* _Recorded data_
______________________________

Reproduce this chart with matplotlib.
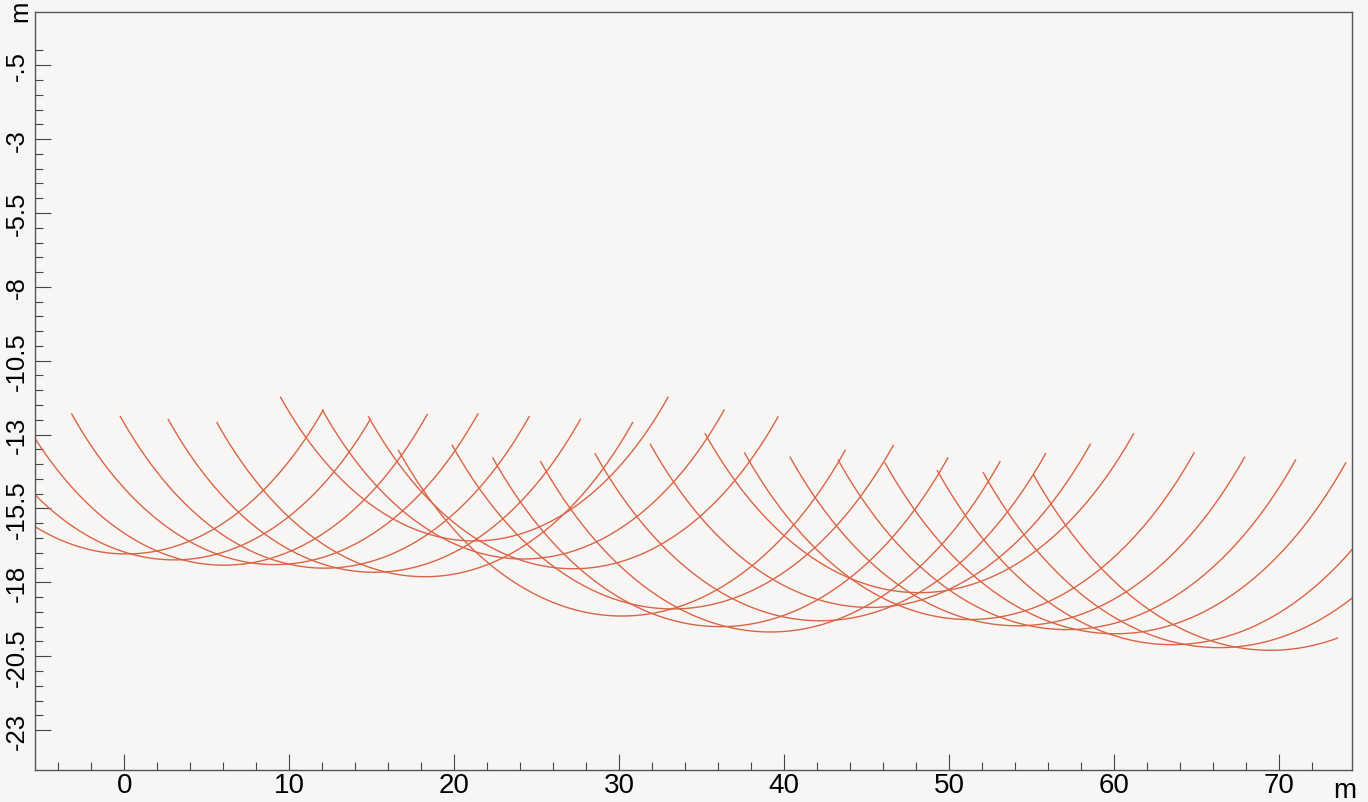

______________________________

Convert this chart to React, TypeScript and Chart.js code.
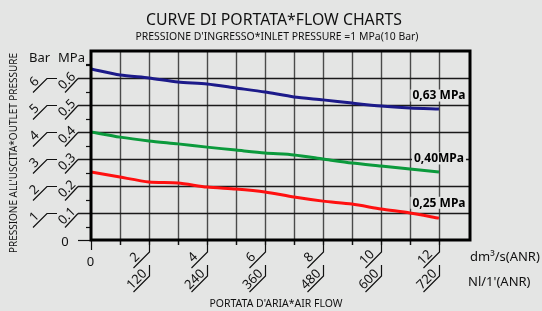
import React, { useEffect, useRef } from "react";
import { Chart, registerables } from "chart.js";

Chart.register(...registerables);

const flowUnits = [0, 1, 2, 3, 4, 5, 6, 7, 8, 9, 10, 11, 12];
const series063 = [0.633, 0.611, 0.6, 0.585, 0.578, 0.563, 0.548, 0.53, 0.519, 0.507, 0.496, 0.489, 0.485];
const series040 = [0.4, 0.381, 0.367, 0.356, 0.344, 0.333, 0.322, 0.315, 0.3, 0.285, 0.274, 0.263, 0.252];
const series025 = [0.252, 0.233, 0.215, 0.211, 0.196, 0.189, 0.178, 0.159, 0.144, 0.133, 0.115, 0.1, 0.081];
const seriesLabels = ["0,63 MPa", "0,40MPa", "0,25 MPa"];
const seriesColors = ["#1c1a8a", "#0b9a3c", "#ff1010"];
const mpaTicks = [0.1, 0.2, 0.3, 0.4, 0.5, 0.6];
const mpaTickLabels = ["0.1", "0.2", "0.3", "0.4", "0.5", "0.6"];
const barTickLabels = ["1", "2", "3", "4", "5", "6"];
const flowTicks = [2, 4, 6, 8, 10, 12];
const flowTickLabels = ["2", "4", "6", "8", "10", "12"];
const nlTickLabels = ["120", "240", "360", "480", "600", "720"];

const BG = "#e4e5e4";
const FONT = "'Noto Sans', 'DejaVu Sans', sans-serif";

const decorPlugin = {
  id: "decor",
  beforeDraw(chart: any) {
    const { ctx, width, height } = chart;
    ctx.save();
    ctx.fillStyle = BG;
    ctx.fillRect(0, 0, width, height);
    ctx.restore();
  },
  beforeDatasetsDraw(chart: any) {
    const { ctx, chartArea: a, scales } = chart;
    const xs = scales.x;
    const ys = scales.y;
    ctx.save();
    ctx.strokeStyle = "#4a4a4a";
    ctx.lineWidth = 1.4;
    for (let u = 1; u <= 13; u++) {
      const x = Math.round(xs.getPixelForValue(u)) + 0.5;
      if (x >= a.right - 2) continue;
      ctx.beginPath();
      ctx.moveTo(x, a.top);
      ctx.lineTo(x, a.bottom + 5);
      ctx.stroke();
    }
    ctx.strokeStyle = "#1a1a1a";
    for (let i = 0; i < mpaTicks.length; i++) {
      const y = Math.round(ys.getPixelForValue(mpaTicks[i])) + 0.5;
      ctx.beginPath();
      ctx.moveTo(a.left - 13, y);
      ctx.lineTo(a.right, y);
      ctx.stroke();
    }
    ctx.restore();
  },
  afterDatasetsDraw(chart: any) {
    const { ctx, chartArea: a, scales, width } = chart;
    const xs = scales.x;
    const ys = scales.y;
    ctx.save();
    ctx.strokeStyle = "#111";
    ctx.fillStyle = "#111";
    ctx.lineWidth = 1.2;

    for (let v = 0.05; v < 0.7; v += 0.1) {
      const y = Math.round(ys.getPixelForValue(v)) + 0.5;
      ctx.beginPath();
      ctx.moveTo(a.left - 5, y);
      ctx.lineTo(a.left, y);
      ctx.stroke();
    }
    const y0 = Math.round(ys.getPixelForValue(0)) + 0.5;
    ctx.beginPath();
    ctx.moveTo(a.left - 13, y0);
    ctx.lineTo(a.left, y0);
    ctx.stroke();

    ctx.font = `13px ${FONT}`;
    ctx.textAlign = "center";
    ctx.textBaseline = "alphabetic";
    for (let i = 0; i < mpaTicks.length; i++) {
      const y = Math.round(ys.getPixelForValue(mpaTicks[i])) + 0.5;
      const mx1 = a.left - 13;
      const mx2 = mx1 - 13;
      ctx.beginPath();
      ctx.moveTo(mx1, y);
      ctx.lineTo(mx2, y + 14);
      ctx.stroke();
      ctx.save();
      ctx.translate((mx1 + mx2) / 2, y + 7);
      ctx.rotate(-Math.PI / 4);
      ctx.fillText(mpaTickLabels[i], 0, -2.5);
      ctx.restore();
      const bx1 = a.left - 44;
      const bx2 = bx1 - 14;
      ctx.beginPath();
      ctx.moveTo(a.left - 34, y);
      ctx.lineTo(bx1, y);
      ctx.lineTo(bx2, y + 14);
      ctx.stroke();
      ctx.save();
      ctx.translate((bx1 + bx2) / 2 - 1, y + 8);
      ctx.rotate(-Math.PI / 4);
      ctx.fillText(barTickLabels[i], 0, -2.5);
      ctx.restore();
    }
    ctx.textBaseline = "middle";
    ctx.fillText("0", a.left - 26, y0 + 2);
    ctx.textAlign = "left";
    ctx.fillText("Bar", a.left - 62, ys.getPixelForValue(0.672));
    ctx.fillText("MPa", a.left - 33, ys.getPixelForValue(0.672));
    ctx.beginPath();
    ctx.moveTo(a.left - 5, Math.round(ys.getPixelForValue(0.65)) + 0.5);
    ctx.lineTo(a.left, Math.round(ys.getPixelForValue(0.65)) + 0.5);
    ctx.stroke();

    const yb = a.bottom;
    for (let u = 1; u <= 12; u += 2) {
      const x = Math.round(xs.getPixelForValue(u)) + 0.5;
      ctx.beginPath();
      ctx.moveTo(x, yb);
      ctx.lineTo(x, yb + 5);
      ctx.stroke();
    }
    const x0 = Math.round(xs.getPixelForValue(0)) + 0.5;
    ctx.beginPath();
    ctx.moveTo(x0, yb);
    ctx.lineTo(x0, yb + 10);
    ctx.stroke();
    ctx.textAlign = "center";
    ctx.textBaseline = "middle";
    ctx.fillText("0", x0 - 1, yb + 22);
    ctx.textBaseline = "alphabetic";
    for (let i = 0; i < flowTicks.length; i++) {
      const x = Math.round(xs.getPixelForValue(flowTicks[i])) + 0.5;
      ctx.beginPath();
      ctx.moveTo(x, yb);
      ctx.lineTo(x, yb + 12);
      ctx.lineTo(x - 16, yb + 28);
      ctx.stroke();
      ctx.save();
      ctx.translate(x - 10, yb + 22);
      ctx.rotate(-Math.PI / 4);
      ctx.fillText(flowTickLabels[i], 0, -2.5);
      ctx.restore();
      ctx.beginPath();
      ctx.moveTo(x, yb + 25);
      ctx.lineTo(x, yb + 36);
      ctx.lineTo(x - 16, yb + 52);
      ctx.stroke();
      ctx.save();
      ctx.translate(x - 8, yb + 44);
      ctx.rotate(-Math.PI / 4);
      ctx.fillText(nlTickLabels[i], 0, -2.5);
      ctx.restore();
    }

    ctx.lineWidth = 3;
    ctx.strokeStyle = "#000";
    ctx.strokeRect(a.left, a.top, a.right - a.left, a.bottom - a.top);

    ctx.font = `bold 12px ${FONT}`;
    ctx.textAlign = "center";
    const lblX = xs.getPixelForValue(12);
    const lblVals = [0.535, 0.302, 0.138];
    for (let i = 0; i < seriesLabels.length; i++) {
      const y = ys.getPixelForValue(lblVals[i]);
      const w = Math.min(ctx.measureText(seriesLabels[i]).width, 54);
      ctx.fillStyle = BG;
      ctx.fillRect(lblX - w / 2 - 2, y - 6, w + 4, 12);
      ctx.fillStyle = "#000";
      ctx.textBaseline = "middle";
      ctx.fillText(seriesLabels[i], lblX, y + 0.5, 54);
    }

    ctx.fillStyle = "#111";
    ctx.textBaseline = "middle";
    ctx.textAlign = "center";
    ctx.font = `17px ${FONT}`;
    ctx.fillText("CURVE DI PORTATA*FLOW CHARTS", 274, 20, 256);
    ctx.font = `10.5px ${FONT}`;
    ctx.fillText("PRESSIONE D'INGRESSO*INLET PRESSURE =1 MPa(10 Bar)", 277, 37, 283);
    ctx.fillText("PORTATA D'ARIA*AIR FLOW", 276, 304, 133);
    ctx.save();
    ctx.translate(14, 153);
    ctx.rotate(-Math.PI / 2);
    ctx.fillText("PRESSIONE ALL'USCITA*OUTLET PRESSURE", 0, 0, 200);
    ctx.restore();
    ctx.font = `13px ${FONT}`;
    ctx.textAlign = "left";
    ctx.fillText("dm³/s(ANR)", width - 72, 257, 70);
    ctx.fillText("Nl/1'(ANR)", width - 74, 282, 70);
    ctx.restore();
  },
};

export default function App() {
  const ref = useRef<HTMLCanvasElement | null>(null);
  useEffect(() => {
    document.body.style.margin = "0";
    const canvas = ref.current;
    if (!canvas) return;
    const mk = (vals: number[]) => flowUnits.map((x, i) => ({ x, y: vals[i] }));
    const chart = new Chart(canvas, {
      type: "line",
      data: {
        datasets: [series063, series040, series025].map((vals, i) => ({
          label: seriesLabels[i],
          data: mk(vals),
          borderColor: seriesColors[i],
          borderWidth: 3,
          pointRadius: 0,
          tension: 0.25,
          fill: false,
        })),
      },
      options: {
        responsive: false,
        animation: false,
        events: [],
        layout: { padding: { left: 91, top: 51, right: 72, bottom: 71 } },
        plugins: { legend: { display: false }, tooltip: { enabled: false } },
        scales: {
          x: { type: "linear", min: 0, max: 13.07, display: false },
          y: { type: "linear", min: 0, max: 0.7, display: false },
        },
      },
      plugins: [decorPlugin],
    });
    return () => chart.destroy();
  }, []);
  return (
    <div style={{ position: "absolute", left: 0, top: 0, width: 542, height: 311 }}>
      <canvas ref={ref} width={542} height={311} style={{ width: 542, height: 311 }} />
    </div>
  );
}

______________________________

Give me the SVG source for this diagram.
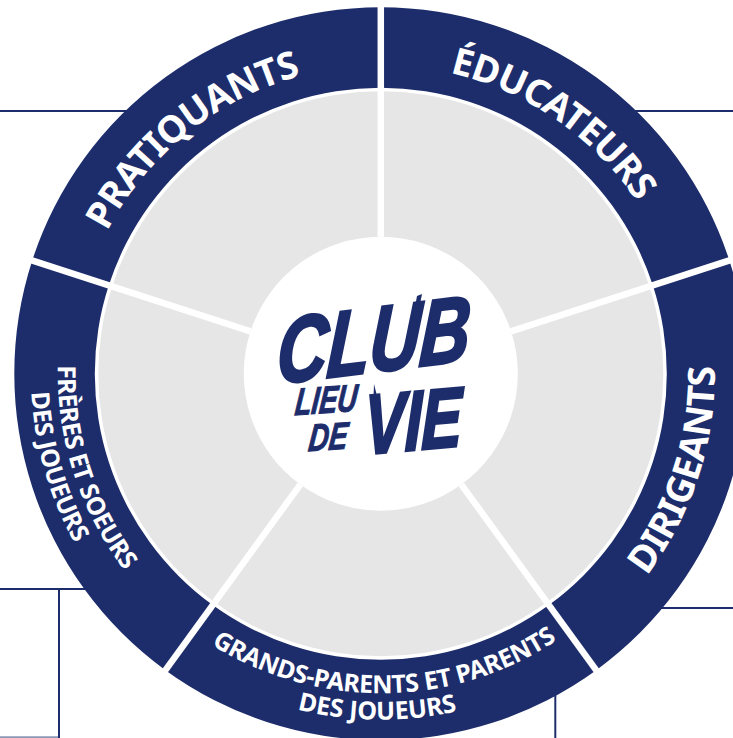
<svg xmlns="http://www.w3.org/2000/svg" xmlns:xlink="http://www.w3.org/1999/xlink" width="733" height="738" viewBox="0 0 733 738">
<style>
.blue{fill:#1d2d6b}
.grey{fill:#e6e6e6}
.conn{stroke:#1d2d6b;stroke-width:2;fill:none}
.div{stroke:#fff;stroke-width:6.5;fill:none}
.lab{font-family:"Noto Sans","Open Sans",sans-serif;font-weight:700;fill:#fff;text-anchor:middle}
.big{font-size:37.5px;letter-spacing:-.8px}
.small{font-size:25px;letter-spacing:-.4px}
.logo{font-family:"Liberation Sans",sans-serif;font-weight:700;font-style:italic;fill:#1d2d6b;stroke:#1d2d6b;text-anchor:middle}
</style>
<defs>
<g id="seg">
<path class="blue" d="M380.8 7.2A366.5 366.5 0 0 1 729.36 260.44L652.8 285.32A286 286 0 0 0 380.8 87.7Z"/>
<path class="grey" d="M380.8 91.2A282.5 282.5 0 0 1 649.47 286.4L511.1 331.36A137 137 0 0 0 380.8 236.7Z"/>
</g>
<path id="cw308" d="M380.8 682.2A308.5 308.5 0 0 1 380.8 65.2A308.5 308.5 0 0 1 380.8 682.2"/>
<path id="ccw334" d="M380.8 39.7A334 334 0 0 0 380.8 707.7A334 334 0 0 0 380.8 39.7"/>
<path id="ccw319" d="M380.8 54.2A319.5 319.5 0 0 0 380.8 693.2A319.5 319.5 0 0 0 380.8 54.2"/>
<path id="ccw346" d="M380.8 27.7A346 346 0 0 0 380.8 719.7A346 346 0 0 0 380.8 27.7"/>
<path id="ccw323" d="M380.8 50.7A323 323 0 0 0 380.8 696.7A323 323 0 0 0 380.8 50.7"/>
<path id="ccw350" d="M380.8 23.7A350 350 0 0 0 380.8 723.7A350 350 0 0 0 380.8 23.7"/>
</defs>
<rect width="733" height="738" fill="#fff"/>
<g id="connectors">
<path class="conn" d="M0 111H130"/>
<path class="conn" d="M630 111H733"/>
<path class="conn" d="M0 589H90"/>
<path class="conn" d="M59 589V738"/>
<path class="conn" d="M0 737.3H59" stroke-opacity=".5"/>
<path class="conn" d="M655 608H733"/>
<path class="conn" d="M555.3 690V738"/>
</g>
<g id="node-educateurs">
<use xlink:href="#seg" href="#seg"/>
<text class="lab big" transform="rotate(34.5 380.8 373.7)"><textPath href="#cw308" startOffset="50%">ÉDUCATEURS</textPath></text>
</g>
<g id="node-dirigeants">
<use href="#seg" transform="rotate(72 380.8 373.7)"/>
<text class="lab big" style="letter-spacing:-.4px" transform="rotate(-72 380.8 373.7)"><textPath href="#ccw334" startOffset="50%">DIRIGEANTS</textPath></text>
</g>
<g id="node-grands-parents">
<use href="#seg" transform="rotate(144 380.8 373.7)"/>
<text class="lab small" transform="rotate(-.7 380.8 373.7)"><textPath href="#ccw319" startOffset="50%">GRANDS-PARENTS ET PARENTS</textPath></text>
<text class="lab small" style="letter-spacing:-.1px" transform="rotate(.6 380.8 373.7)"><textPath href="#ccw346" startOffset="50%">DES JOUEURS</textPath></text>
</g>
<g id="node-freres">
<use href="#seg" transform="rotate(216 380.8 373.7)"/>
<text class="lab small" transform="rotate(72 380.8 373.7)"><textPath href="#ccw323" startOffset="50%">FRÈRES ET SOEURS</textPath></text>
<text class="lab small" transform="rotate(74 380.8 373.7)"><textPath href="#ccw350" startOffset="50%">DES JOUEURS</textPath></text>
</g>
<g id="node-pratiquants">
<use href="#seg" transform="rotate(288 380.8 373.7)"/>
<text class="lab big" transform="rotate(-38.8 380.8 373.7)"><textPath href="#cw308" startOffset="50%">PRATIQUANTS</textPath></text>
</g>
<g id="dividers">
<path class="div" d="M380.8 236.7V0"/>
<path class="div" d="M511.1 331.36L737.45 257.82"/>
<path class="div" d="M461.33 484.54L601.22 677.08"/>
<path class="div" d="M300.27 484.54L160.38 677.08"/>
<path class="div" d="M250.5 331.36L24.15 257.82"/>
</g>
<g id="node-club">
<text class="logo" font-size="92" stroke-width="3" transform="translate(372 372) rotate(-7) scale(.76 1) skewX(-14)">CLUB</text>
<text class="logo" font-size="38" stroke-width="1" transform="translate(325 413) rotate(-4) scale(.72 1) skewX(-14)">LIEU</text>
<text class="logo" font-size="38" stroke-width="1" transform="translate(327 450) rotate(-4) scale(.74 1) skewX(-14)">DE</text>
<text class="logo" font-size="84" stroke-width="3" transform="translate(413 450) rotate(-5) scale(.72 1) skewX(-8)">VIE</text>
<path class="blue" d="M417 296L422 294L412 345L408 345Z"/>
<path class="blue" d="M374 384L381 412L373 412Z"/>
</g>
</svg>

______________________________

Where a line holds "React", copy it out.

Convert this chart to React, TypeScript and Chart.js code.
import React, { useEffect, useRef } from "react";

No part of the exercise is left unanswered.